### Goal of the exercise:
Print exactly the part opening with the line containing "Generate a Python" and closing with the line containing "ax.spines[sp].set_linewidth(0.9)", with both of those lines included.

### Raw data:
--- start ---

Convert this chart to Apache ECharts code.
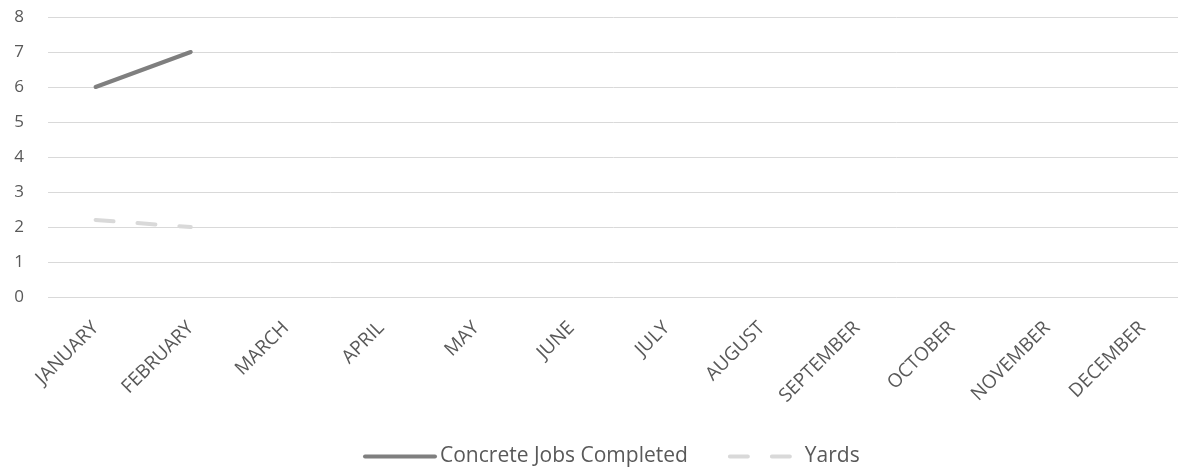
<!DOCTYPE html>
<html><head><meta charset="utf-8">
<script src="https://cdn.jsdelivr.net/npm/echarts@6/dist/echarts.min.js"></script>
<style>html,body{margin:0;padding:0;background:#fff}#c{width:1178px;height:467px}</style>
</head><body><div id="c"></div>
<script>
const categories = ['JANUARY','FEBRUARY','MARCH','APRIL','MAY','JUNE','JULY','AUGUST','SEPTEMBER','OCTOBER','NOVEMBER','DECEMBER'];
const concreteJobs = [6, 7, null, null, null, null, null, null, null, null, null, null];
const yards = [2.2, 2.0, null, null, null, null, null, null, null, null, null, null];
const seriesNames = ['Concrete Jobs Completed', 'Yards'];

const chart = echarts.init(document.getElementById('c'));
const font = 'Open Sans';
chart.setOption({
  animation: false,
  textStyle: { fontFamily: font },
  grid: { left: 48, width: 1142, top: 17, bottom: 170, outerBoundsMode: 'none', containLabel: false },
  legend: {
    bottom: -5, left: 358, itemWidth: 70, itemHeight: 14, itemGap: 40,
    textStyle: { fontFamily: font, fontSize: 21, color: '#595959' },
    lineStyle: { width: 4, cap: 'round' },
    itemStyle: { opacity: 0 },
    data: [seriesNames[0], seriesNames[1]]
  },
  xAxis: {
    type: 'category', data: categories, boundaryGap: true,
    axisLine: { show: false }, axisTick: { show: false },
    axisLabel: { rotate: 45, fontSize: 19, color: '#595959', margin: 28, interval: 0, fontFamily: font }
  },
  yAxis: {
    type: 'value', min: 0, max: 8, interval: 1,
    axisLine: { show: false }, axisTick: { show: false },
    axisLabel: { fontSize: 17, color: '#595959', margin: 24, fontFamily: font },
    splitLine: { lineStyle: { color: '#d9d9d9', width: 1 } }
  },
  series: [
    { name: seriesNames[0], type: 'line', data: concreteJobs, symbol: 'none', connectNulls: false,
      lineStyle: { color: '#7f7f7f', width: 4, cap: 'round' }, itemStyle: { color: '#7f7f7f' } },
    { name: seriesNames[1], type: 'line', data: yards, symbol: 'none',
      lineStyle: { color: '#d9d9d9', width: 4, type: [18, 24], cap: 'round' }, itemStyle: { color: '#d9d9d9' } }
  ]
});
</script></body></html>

--- end ---
--- start ---

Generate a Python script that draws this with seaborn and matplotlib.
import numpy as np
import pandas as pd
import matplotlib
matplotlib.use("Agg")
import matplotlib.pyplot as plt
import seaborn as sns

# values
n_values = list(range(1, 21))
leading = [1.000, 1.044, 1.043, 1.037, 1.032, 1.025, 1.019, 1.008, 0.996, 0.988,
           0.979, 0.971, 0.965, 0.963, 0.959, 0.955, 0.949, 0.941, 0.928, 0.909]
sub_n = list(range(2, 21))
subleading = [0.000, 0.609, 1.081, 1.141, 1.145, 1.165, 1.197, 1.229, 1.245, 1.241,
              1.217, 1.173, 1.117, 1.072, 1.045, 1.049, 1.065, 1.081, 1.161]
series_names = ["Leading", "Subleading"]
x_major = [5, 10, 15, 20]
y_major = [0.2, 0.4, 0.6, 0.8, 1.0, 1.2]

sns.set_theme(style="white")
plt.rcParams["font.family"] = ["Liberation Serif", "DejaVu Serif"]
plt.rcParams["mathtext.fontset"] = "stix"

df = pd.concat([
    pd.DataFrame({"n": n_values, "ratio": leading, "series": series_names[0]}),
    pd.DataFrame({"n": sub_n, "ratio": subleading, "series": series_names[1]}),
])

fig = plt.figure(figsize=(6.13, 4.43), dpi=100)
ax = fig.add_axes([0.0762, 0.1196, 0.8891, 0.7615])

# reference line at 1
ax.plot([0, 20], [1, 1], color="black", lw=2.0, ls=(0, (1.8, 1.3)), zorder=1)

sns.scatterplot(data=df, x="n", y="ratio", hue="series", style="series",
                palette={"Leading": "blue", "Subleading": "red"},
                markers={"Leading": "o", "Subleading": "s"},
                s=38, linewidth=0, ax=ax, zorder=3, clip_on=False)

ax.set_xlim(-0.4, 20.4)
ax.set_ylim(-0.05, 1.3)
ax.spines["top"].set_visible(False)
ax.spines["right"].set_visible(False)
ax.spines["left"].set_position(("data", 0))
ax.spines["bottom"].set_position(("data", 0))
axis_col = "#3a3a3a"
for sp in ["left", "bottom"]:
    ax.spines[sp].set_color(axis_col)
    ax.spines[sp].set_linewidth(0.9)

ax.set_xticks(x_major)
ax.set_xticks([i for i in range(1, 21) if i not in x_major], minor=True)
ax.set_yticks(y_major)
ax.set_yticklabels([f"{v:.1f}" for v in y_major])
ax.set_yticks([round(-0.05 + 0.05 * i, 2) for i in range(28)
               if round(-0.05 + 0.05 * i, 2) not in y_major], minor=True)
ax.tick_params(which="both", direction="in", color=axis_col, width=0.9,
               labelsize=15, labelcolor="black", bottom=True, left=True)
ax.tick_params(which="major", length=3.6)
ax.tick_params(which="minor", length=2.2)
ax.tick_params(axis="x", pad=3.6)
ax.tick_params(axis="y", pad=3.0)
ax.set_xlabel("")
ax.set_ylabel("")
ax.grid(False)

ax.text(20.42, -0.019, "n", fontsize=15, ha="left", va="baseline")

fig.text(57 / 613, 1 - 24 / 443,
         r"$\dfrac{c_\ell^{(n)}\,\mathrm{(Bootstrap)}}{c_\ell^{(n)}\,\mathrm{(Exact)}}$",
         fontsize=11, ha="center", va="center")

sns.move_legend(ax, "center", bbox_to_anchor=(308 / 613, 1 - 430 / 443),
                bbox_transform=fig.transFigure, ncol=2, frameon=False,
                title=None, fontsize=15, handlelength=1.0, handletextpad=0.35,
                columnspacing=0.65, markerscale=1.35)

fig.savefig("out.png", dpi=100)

--- end ---
--- start ---

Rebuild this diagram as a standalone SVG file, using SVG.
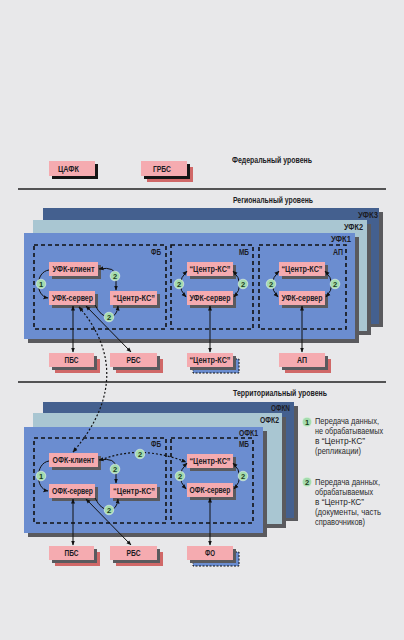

--- end ---

### Result:
Generate a Python script that draws this with seaborn and matplotlib.
import numpy as np
import pandas as pd
import matplotlib
matplotlib.use("Agg")
import matplotlib.pyplot as plt
import seaborn as sns

# values
n_values = list(range(1, 21))
leading = [1.000, 1.044, 1.043, 1.037, 1.032, 1.025, 1.019, 1.008, 0.996, 0.988,
           0.979, 0.971, 0.965, 0.963, 0.959, 0.955, 0.949, 0.941, 0.928, 0.909]
sub_n = list(range(2, 21))
subleading = [0.000, 0.609, 1.081, 1.141, 1.145, 1.165, 1.197, 1.229, 1.245, 1.241,
              1.217, 1.173, 1.117, 1.072, 1.045, 1.049, 1.065, 1.081, 1.161]
series_names = ["Leading", "Subleading"]
x_major = [5, 10, 15, 20]
y_major = [0.2, 0.4, 0.6, 0.8, 1.0, 1.2]

sns.set_theme(style="white")
plt.rcParams["font.family"] = ["Liberation Serif", "DejaVu Serif"]
plt.rcParams["mathtext.fontset"] = "stix"

df = pd.concat([
    pd.DataFrame({"n": n_values, "ratio": leading, "series": series_names[0]}),
    pd.DataFrame({"n": sub_n, "ratio": subleading, "series": series_names[1]}),
])

fig = plt.figure(figsize=(6.13, 4.43), dpi=100)
ax = fig.add_axes([0.0762, 0.1196, 0.8891, 0.7615])

# reference line at 1
ax.plot([0, 20], [1, 1], color="black", lw=2.0, ls=(0, (1.8, 1.3)), zorder=1)

sns.scatterplot(data=df, x="n", y="ratio", hue="series", style="series",
                palette={"Leading": "blue", "Subleading": "red"},
                markers={"Leading": "o", "Subleading": "s"},
                s=38, linewidth=0, ax=ax, zorder=3, clip_on=False)

ax.set_xlim(-0.4, 20.4)
ax.set_ylim(-0.05, 1.3)
ax.spines["top"].set_visible(False)
ax.spines["right"].set_visible(False)
ax.spines["left"].set_position(("data", 0))
ax.spines["bottom"].set_position(("data", 0))
axis_col = "#3a3a3a"
for sp in ["left", "bottom"]:
    ax.spines[sp].set_color(axis_col)
    ax.spines[sp].set_linewidth(0.9)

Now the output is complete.